Published on: 03 October 2022 at 21:58 IST
The Karnataka High Court has overturned a state government notice that announced ward-by-ward reservation for 243 BBMP wards, out of which 120 wards were allocated to women candidates at random and 81 wards for members of underprivileged classes.
The State government was ordered to redo the process of providing reservation (posts) to women for BBMP councillor elections by allocating seats in descending order with respect to the wards having a greater percentage of female population, according to a Single Judge bench of Justice Hemant Chandangoudar.
On or before November 30, the final notice granting reservation to SC/ST, Backward Classes, and Women must be published. Within 30 days of the final notification’s publishing date, the Karnataka State Election Commission must finish the election process.
The bench highlighted that the Commission needs to conduct thorough investigation into the pattern of the backwardness that according to court acts as barrier to political participation which is quite different from the patterns of disadvantages in the matter of access to education or employment.
Further it was observed by the bench that the Commission of Enquiry’s report does not mention such an exercise, and neither does the State Government provide any evidence that the Commission of Enquiry carried out such an investigation or that the report was based on empirical data provided by the State Government.
A 33% seat quota for OBCs, including minorities, in local bodies is justified, according to the court’s ruling. The commission was expected to identify which communities are the most disadvantaged in local bodies throughout the State of Karnataka based on factual facts.
The Court also added that, “The conclusion that large numbers of castes and communities come under the category of A and B of other backward classes and that they are still socially and politically backward is alleged to be based on the data pertaining to urban and local body elections held in the State of Karnataka in the year 1996, 2001, 2010 and 2015.”
“The conclusion that 44% of the state population consists of backward class including minorities is imaginary and the same is contrary to the triple test enumerated in the case of K Krishnamurthy (supra),“
According to the notification, the majority of the wards in the constituencies held by the opposition parties are reserved for categories other than women, while the majority of the wards in the constituencies held by the ruling party are reserved for categories other than women.

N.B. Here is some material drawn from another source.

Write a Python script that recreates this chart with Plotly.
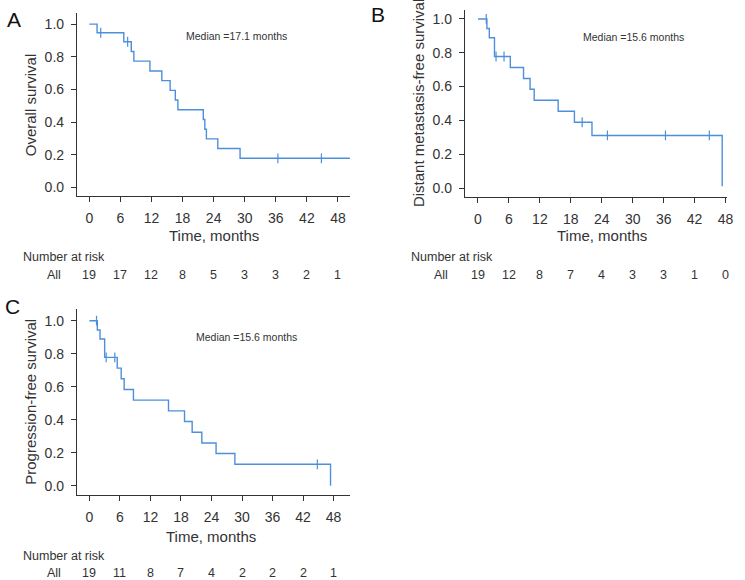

The court also noted that the ratio of wards reserved for general and women in constituencies held by the ruling party is 1:1.9 and in constituencies held by the opposition parties the ratio is 1:2.6.
The Court stated that this clearly shows that the reservation of wards for women is arbitrary and that, despite the fact that the proportion of women in the wards in the constituencies is on the higher side, the majority of reservations of wards for women in constituencies held by the opposition parties are intentional.
The bench highlighted that the purpose for providing reservation to women is to encourage women to participate in political issues and have equal rights to contest the election to Councillors of BBMP and through such reservation equality is maintained between both men and women candidates.
“..To give representation proportionally to the women in all the constituencies, it would be appropriate that the reservation of wards for women is spread out proportionally.“
Further court states, “Allocating of seats to backward classes is a statutory requirement and the same cannot be dispensed on the grounds of imminence of elections which would otherwise deprive them of participating in the decision-making process of the BBMP. It is a settled law, that if a statute requires a thing to be done in a particular manner, the same shall be done in that particular manner and not otherwise.“
Court reiterated the fundamental democracy provided through elections and how delayed elections has deprived the citizens of Bengaluru City from electing their representatives, thus causing inconvenience and hardship.
The bench concluded that the challenged notification violates the three criteria outlined by the Supreme Court in the cases of K. Krishnamurthy and Kishan Gawali (supra), and that the impending election cannot be used as an excuse to waive the statutory requirement of allocating seats to members of underrepresented groups.
The State Government was then instructed to work with the specialised commission to provide the empirical data in order to create a report and submit it to the State Government for publication of the final notice by the date specified.